Par Monique Royer
Curieux paradoxe : alors que les vertus de l’enseignement agricole sont vantées devant la commission Pochard par le Sgen-Cfdt, les inquiétudes sont vives sur le devenir de l’enseignement agricole public. A cause de la restriction actuelle des moyens, qui ne permettent plus d’appliquer toute la richesse pédagogique, une de ses marques de fabrique, mais aussi par les interlignes d’une note de service sur la rentrée 2008 qui n’en finit plus d’être interprétée sur le terrain. La biodiversité de l’enseignement serait elle menacée?
La gestion des seuils est présentée comme une priorité et, lorsque la note stipule « en cas de sous-recrutement dans une classe, des solutions de regroupements ou de partenariats entre établissements, intra ou inter-régionales, doivent être mises en place le plus tôt possible avant la rentrée pour permettre le maintien de l’offre de formation tout en concentrant les moyens. », les inquiétudes ne manquent pas. Le rapprochement avec les établissements de l’éducation nationale est également préconisée pour rationnaliser l’offre de formations. De nombreux établissement d’enseignement agricole comprennent des classes de 4e, de 3e ou dispensent des formations aboutissant à des diplômes de l’éducation nationale (terminale S ou Bac professionnel Bio industrie de Transformation par exemple). Le passage de la note «En effet, les moyens dévolus à l’enseignement agricole doivent être consacrés en priorité aux filières et missions de l’enseignement agricole. Notre dispositif de formation ne doit pas se substituer aux missions et obligations de l’éducation nationale, mais peut apporter un appui à celles-ci sous réserve de moyens délégués par le rectorat. » interroge sur le devenir de ces formations, alors que leur existence se justifie bien souvent par le contexte local et l’orientation ultérieure des élèves vers des filières agricoles.
Les craintes sont nombreuses, sur le devenir des sections à faible effectif, qui offrent soit des spécialités rares et spécifiques localement ou encore qui permettent d’accueillir en proximité des élèves en rupture scolaire. Craintes aussi sur le désengagement du Ministère de l’Agriculture dans ses structures de formation : certains voient poindre une spécialisation vers des domaines strictement agricoles alors que l’ouverture vers les sciences du vivant, l’environnement, l’animation du monde rural, est fortement d’actualité.

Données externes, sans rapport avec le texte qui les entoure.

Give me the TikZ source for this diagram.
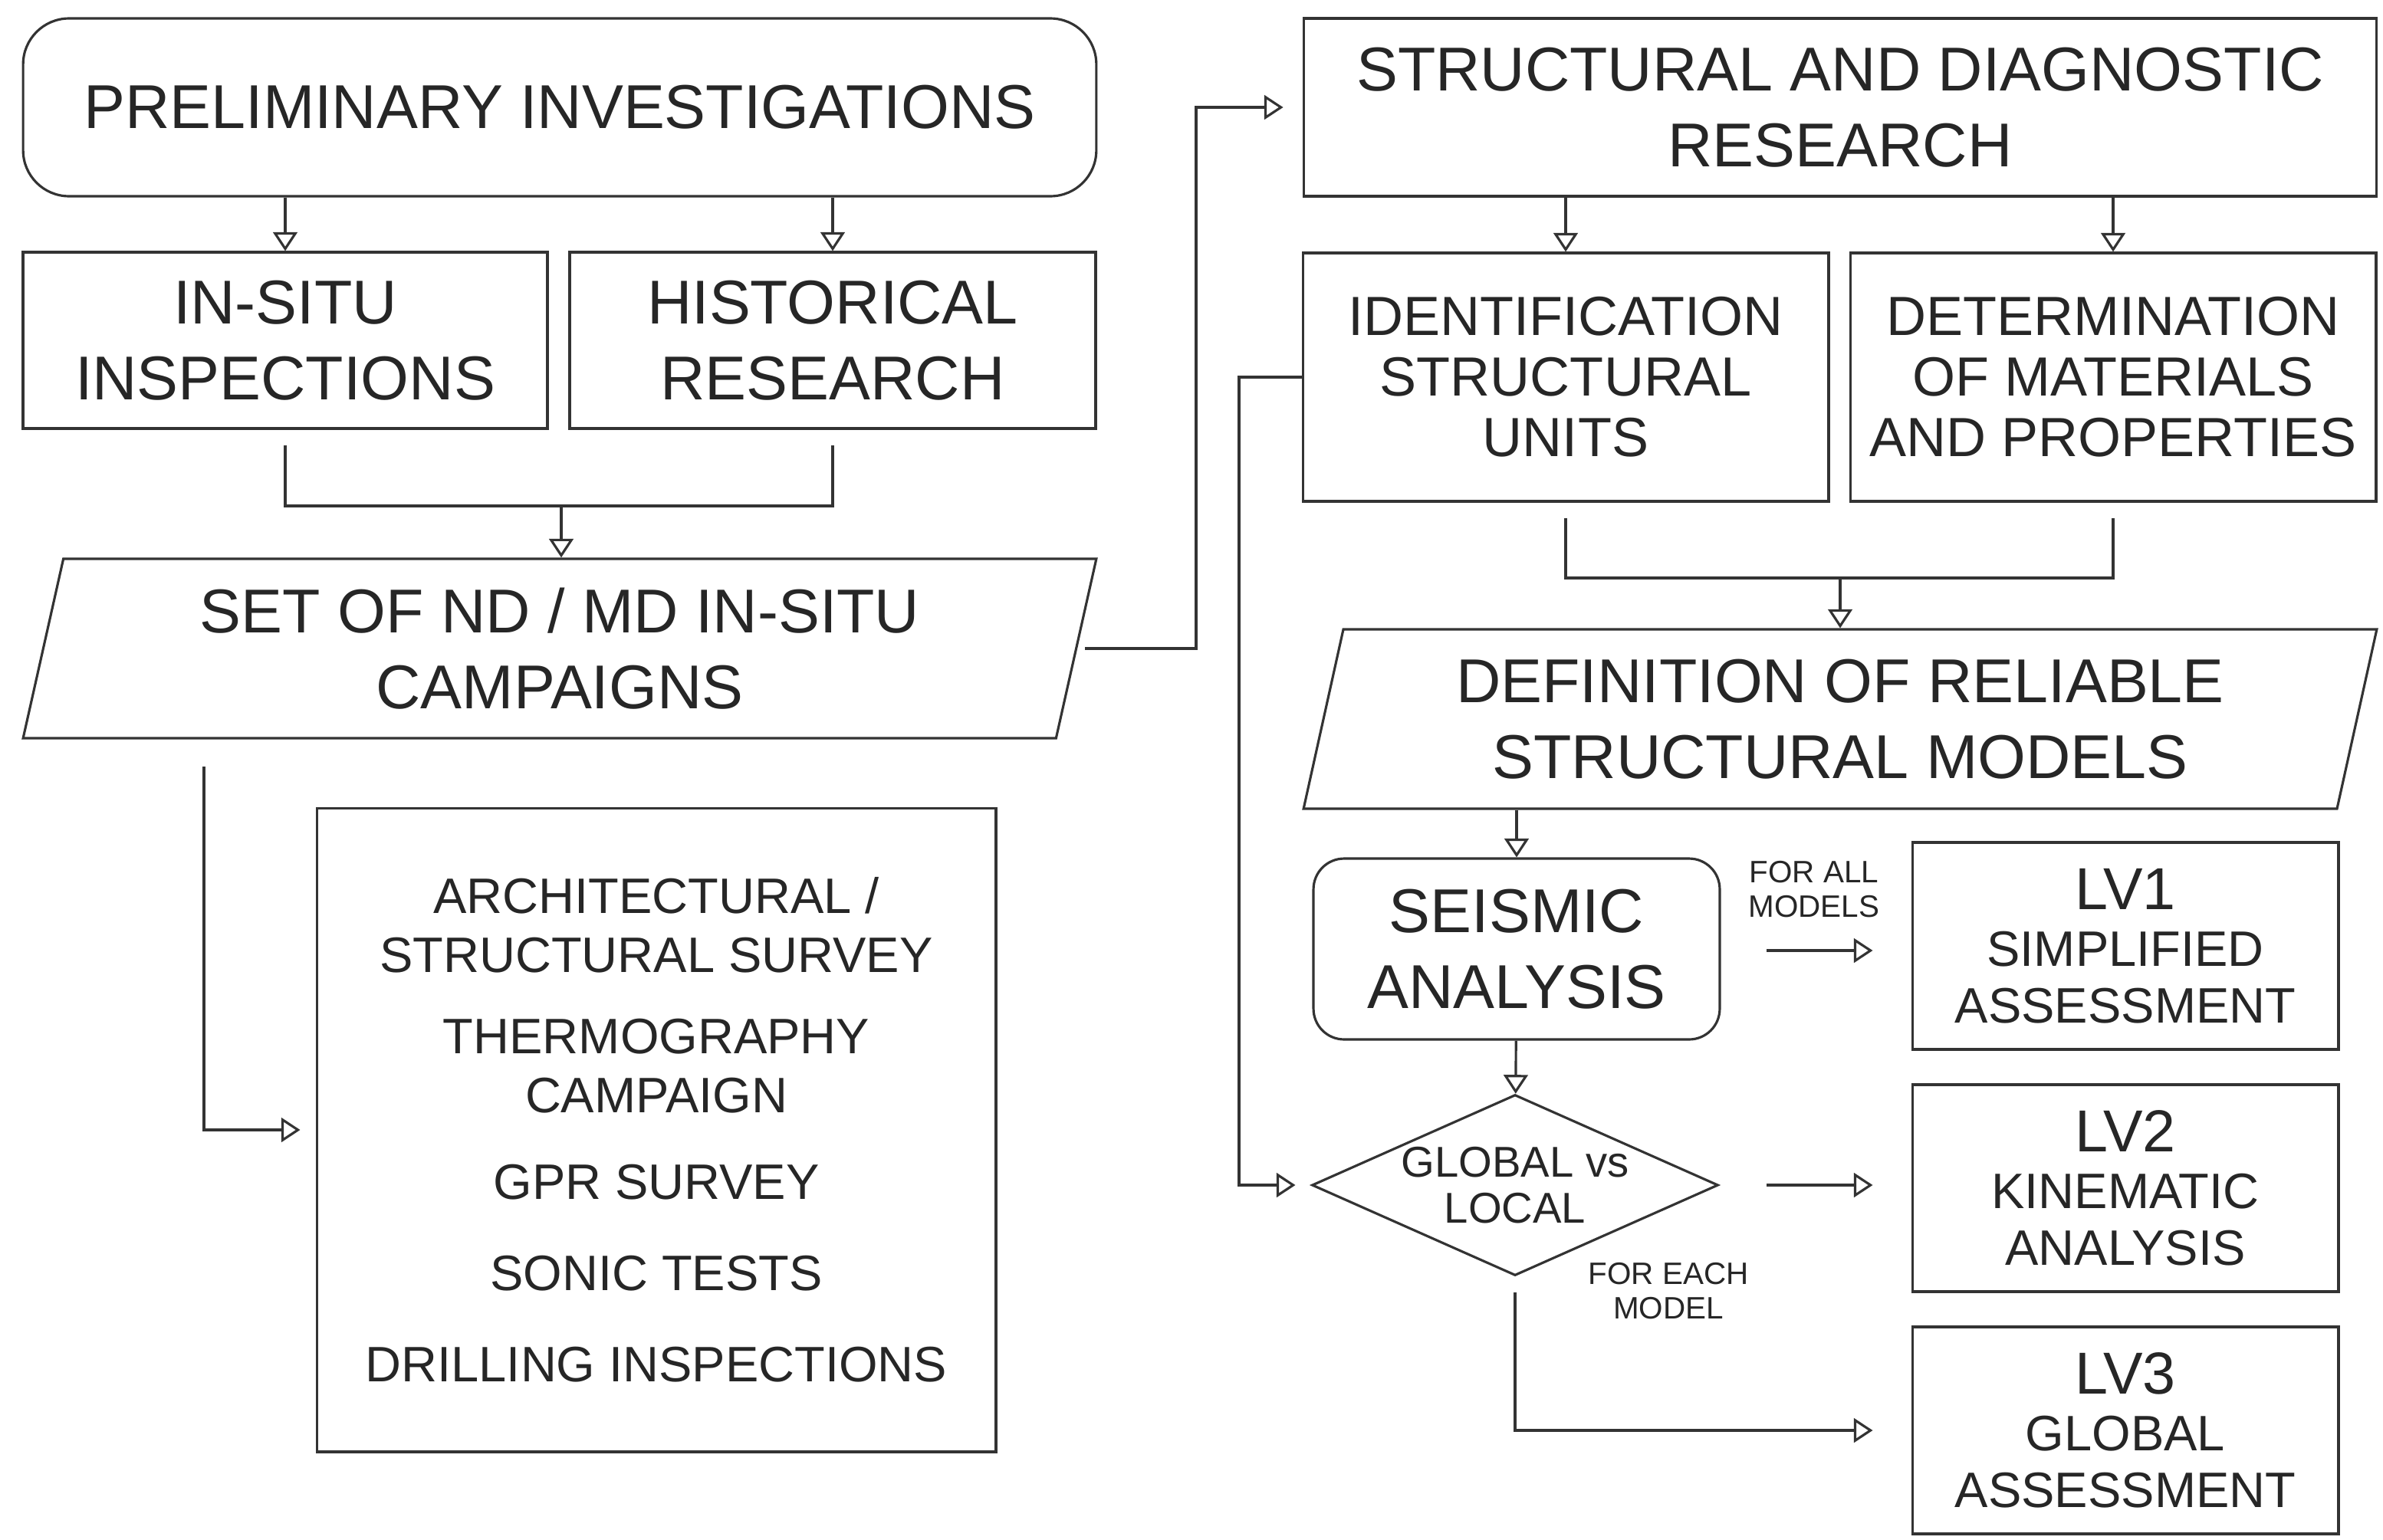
\documentclass[tikz,border=0pt]{standalone}
\usepackage{fontspec}
\setmainfont{Liberation Sans}
\usetikzlibrary{positioning, shapes.geometric, arrows.meta}

\begin{document}
\begin{tikzpicture}[
        x=0.02cm, y=-0.02cm,
        every node/.style={text=black!85, align=center, inner sep=2pt},
        bigfont/.style={font=\fontsize{23}{28}\selectfont},
        box/.style={draw=black!80, line width=0.9pt, bigfont},
        roundbox/.style={box, rounded corners=0.6cm},
        slantbox/.style={box, trapezium, trapezium left angle=73, trapezium right angle=107,
            trapezium stretches body, minimum height=2.34cm},
        lvbox/.style={box, minimum width=5.56cm, minimum height=2.7cm, font=\fontsize{18.5}{21}\selectfont},
        note/.style={font=\fontsize{11.5}{13}\selectfont},
        line/.style={draw=black!80, line width=0.9pt},
        arrow/.style={line, -{Triangle[open, length=7pt, width=9pt]}}
    ]
    \useasboundingbox (0,0) rectangle (1554,1004);

    % Left column
    \node[roundbox, minimum width=14cm, minimum height=2.32cm] (prelim) at (365,70) {PRELIMINARY INVESTIGATIONS};
    \node[box, minimum width=6.84cm, minimum height=2.3cm] (insitu) at (186,222) {IN-SITU\\INSPECTIONS};
    \node[box, minimum width=6.86cm, minimum height=2.3cm] (hist) at (543,222) {HISTORICAL\\RESEARCH};
    \node[slantbox, minimum width=14cm] (set) at (365,423) {SET OF ND / MD IN-SITU\\CAMPAIGNS};
    \node[box, minimum width=8.86cm, minimum height=8.4cm, font=\fontsize{18.5}{22}\selectfont] (list) at (428,737)
        {ARCHITECTURAL /\\STRUCTURAL SURVEY\\[8pt]THERMOGRAPHY\\CAMPAIGN\\[10pt]GPR SURVEY\\[12pt]SONIC TESTS\\[12pt]DRILLING INSPECTIONS};

    % Right column
    \node[box, minimum width=14cm, minimum height=2.32cm] (struct) at (1200,70) {STRUCTURAL AND DIAGNOSTIC\\RESEARCH};
    \node[box, minimum width=6.86cm, minimum height=3.24cm, font=\fontsize{20.5}{22.5}\selectfont] (ident) at (1021,246) {IDENTIFICATION\\STRUCTURAL\\UNITS};
    \node[box, minimum width=6.86cm, minimum height=3.24cm, font=\fontsize{20.5}{22.5}\selectfont] (determ) at (1378,246) {DETERMINATION\\OF MATERIALS\\AND PROPERTIES};
    \node[slantbox, minimum width=14cm] (defin) at (1200,469) {DEFINITION OF RELIABLE\\STRUCTURAL MODELS};
    \node[roundbox, minimum width=5.3cm, minimum height=2.36cm, rounded corners=0.4cm] (seismic) at (989,619) {SEISMIC\\ANALYSIS};
    \node[box, diamond, aspect=2.2, inner sep=0pt, minimum width=5.3cm, minimum height=2.36cm,
          font=\fontsize{16}{17}\selectfont] (choice) at (988,773) {GLOBAL vs\\LOCAL};
    \node[lvbox] (lv1) at (1386,617) {{\fontsize{22}{24}\selectfont LV1}\\SIMPLIFIED\\ASSESSMENT};
    \node[lvbox] (lv2) at (1386,775) {{\fontsize{22}{24}\selectfont LV2}\\KINEMATIC\\ANALYSIS};
    \node[lvbox] (lv3) at (1386,933) {{\fontsize{22}{24}\selectfont LV3}\\GLOBAL\\ASSESSMENT};
    \node[note] (allnote) at (1183,580) {FOR ALL\\MODELS};
    \node[note] (eachnote) at (1088,842) {FOR EACH\\MODEL};

    % Free ends
    \coordinate (joinA) at (366,330);
    \coordinate (joinB) at (1200,377);
    \coordinate (setout) at (780,423);
    \coordinate (setdown) at (133,500);
    \coordinate (identout) at (808,246);
    \coordinate (lv1in) at (1152,620);
    \coordinate (lv2in) at (1152,773);
    \coordinate (lv3in) at (988,933);

    % Arrows
    \draw[arrow] (prelim.south -| insitu) -- (insitu);
    \draw[arrow] (prelim.south -| hist) -- (hist);
    \draw[line] ([yshift=-0.2cm]insitu.south) |- (joinA) -| ([yshift=-0.2cm]hist.south);
    \draw[arrow] (joinA) -- (set.north -| joinA);
    \draw[arrow] ([xshift=0.1cm]set.east) -| (setout) |- ([xshift=-0.25cm]struct.west);
    \draw[arrow] (setdown) |- ([xshift=-0.2cm]list.west);
    \draw[arrow] (struct.south -| ident) -- (ident);
    \draw[arrow] (struct.south -| determ) -- (determ);
    \draw[line] ([yshift=-0.2cm]ident.south) |- (joinB) -| ([yshift=-0.2cm]determ.south);
    \draw[arrow] (joinB) -- (defin.north -| joinB);
    \draw[arrow] (defin.south -| seismic) -- (seismic);
    \draw[arrow] (seismic) -- (choice);
    \draw[arrow] (ident.west) -- (identout) |- ([xshift=-0.2cm]choice.west);
    \draw[arrow] (lv1in) -- ([xshift=-0.5cm]lv1.west |- lv1in);
    \draw[arrow] (lv2in) -- ([xshift=-0.5cm]lv2.west |- lv2in);
    \draw[arrow] ([yshift=-0.2cm]choice.south) -- (lv3in) -- ([xshift=-0.5cm]lv3.west |- lv3in);
\end{tikzpicture}
\end{document}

Quant aux personnels, titulaires, contractuels ou en poste gagés, les questions s’amoncellent sur leurs devenirs : travailler sur plusieurs établissements souvent éloignés (à l’heure du développement durable !), intégrer des structures de formations scolaires lorsqu’on s’est spécialisé dans la formation continue ou la formation par apprentissage, réserver ces deux voies aux personnels contractuels, voire vacataires?

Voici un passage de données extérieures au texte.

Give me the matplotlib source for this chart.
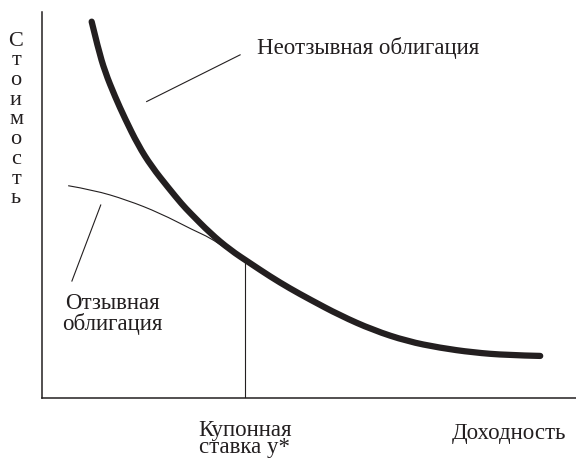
import matplotlib.pyplot as plt
from matplotlib.path import Path
from matplotlib.patches import PathPatch

plt.rcParams['font.family'] = ['Liberation Serif', 'DejaVu Serif']

# Неотзывная облигация (значения в условных единицах)
yield_straight = [0.93, 1.05, 1.18, 1.37, 1.55, 1.80, 2.05, 2.37, 2.62, 2.77,
                  3.15, 3.52, 3.90, 4.27, 4.64, 5.02, 5.58, 6.20, 6.84, 7.45,
                  8.07, 8.71, 9.33]
value_straight = [9.75, 9.06, 8.45, 7.80, 7.25, 6.55, 6.00, 5.44, 5.02, 4.80,
                  4.27, 3.84, 3.49, 3.15, 2.84, 2.55, 2.14, 1.76, 1.47, 1.30,
                  1.18, 1.11, 1.09]

# Отзывная облигация
yield_callable = [0.49, 0.96, 1.59, 2.21, 2.83, 3.15, 3.43, 3.52]
value_callable = [5.50, 5.39, 5.13, 4.79, 4.35, 4.15, 3.88, 3.81]

y_star = 3.80
value_at_star = 3.58
ink = '#231f20'


def smooth_path(xs, ys):
    # quadratic bezier through midpoints, points used as control points
    pts = list(zip(xs, ys))
    verts = [pts[0]]
    codes = [Path.MOVETO]
    for i in range(1, len(pts) - 1):
        if i < len(pts) - 2:
            end = ((pts[i][0] + pts[i + 1][0]) / 2, (pts[i][1] + pts[i + 1][1]) / 2)
        else:
            end = pts[i + 1]
        verts += [pts[i], end]
        codes += [Path.CURVE3, Path.CURVE3]
    return Path(verts, codes)


fig = plt.figure(figsize=(5.76, 4.59), dpi=100)
ax = fig.add_axes([42 / 576, 61 / 459, 534 / 576, 386 / 459])
ax.set_xlim(0, 10)
ax.set_ylim(0, 10)

ax.add_patch(PathPatch(smooth_path(yield_straight, value_straight), fill=False,
                       edgecolor=ink, lw=4.5, capstyle='round', joinstyle='round'))
ax.add_patch(PathPatch(smooth_path(yield_callable, value_callable), fill=False,
                       edgecolor=ink, lw=0.8))
ax.plot([y_star, y_star], [0, value_at_star], color=ink, lw=0.8)

# выноски
ax.plot([1.96, 3.71], [7.68, 8.89], color=ink, lw=0.8)
ax.plot([1.10, 0.56], [5.00, 3.03], color=ink, lw=0.8)

ax.text(4.03, 9.07, 'Неотзывная облигация', fontsize=16.5, color=ink,
        ha='left', va='center')
ax.text(1.31, 2.18, 'Отзывная\nоблигация', fontsize=16.5, color=ink,
        ha='center', va='center', linespacing=0.95)

for s in ['top', 'right']:
    ax.spines[s].set_visible(False)
for s in ['left', 'bottom']:
    ax.spines[s].set_linewidth(1.1)
    ax.spines[s].set_color(ink)

ax.set_xticks([])
ax.set_yticks([])

ax.text(y_star, -1.06, 'Купонная\nставка y*', fontsize=16.5, color=ink,
        ha='center', va='center', linespacing=0.8)
ax.text(8.75, -0.91, 'Доходность', fontsize=16.5, color=ink,
        ha='center', va='center')

fig.text(16 / 576, 1 - 120 / 459, '\n'.join('Стоимость'), fontsize=16,
         color=ink, ha='center', va='center', linespacing=1.05)

fig.savefig('out.png', dpi=100)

Le Snetap Fsu relève en outre un risque de modification des modalités d’obtention du diplôme« Comme cela ne semble pas suffire pour réduire les dépenses de l’Etat, la DGER a déjà donné consigne à ses services de travailler sur un accroissement de la proportion du CCF (contrôle en cours de formation) dans la délivrance des diplômes ». La Cgt dénonce quant à elle la préparation d’une rentrée 2008 sous le signe de l’extrême austérité alors que les conditions de rentrée 2007 difficiles donnent lieu à des mouvements de protestation dans plusieurs régions. La grève du 18 octobre, à l’appel de l’intersyndicale, a constitué une première mobilisation ; celle du 20 novembre pourrait être le baromètre des inquiétudes des acteurs de l’enseignement agricole public, souvent attachés à cet appareil de formation si particulier. Tellement particulier que, selon Sud Rural, la lettre de Nicolas Sarkozy aux éducateurs préconise des méthodes qui y sont déjà mises en œuvre, mais de moins à moins, pour cause de restrictions budgétaires.

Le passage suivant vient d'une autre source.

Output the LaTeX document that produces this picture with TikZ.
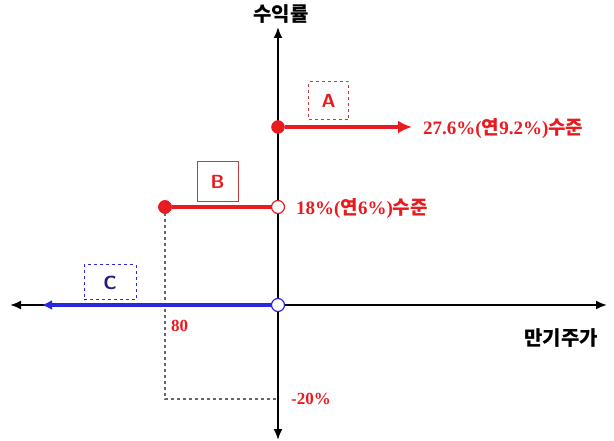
\documentclass[tikz,border=0pt]{standalone}
\usepackage{fontspec}
\setmainfont{Liberation Serif}
\newfontfamily\krfont{Noto Sans CJK KR}
\usetikzlibrary{arrows.meta}
\definecolor{myred}{RGB}{232,28,32}
\definecolor{myblue}{RGB}{40,40,225}
\definecolor{navy}{RGB}{30,30,130}
\newcommand{\kk}[1]{{\krfont\bfseries #1}}
\tikzset{
  axis/.style={line width=1.9pt,black,{Latex[length=11pt,width=9pt]}-{Latex[length=11pt,width=9pt]}},
  redline/.style={line width=4pt,myred},
  blueline/.style={line width=4pt,myblue},
  fillpt/.style={circle,fill=myred,draw=myred,inner sep=0pt,minimum size=13pt},
  openred/.style={circle,fill=white,draw=myred,line width=1.2pt,inner sep=0pt,minimum size=13pt},
  openblue/.style={circle,fill=white,draw=myblue,line width=1.2pt,inner sep=0pt,minimum size=13pt},
  lbox/.style={draw,line width=1pt,inner sep=0pt,font=\sffamily\bfseries\fontsize{19}{19}\selectfont},
  redtxt/.style={text=myred,font=\bfseries\fontsize{19}{19}\selectfont,inner sep=0pt},
  guide/.style={gray!80!black,dashed,line width=1.1pt},
  axlabel/.style={font=\krfont\bfseries\fontsize{20}{20}\selectfont,inner sep=0pt}
}
\begin{document}
\begin{tikzpicture}[x=1pt,y=-1pt]
\useasboundingbox (0,0) rectangle (614,441);
% axes
\coordinate (xl) at (10,305);
\coordinate (xr) at (607,305);
\coordinate (yt) at (278,27);
\coordinate (yb) at (278,440);
\draw[axis] (xl) -- (xr);
\draw[axis] (yb) -- (yt);
\node[axlabel,anchor=center] (ylab) at (281,14) {수익률};
\node[axlabel,anchor=center] (xlab) at (561,338) {만기주가};
% guides
\coordinate (g1) at (165,399);
\coordinate (g2) at (278,399);
\node[fillpt] (pB) at (165,207) {};
\draw[guide] (pB.center) -- (g1) -- (g2);
% C
\coordinate (cEnd) at (42,305);
\node[openblue] (oC) at (278,305) {};
\draw[blueline,-{Latex[length=10pt,width=10pt]}] (oC.west) -- (cEnd);
\node[lbox,draw=myblue,dashed,text=navy,minimum width=52pt,minimum height=35pt] (boxC) at (110,282.5) {C};
% B
\node[openred] (oB) at (278,207) {};
\draw[redline] (pB) -- (oB);
\node[fillpt] at (pB) {};
\node[lbox,draw=myred!70!gray,text=myred,minimum width=41pt,minimum height=40pt] (boxB) at (217.5,182) {B};
\node[redtxt,anchor=west] (labB) at (296,209) {18\%(\kk{연}6\%)\kk{수준}};
% A
\node[fillpt] (pA) at (278,127) {};
\coordinate (aEnd) at (412,127);
\draw[redline,-{Latex[length=14pt,width=13pt]}] (pA) -- (aEnd);
\node[lbox,draw=myred!70!gray,dashed,text=myred,minimum width=40pt,minimum height=38pt] (boxA) at (328.5,101) {A};
\node[redtxt,anchor=west] (labA) at (423,129) {27.6\%(\kk{연}9.2\%)\kk{수준}};
% small labels
\node[redtxt,anchor=west,font=\bfseries\fontsize{17}{17}\selectfont] (l80) at (171,326) {80};
\node[redtxt,anchor=west,font=\bfseries\fontsize{17}{17}\selectfont] (l20) at (291,399) {-20\%};
\end{tikzpicture}
\end{document}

La Fcpe, dans un communiqué, préconise le rattachement de l’enseignement agricole à l’éducation nationale pour enrayer l’érosion des moyens. Intégrer l’enseignement agricole à la grande maison de l’éducation pour préserver ses spécificités et ses richesses : voilà une vision iconoclaste, ou un vieux serpent de mer pour certains, qui nourrit de plus belle les échanges dans les établissements.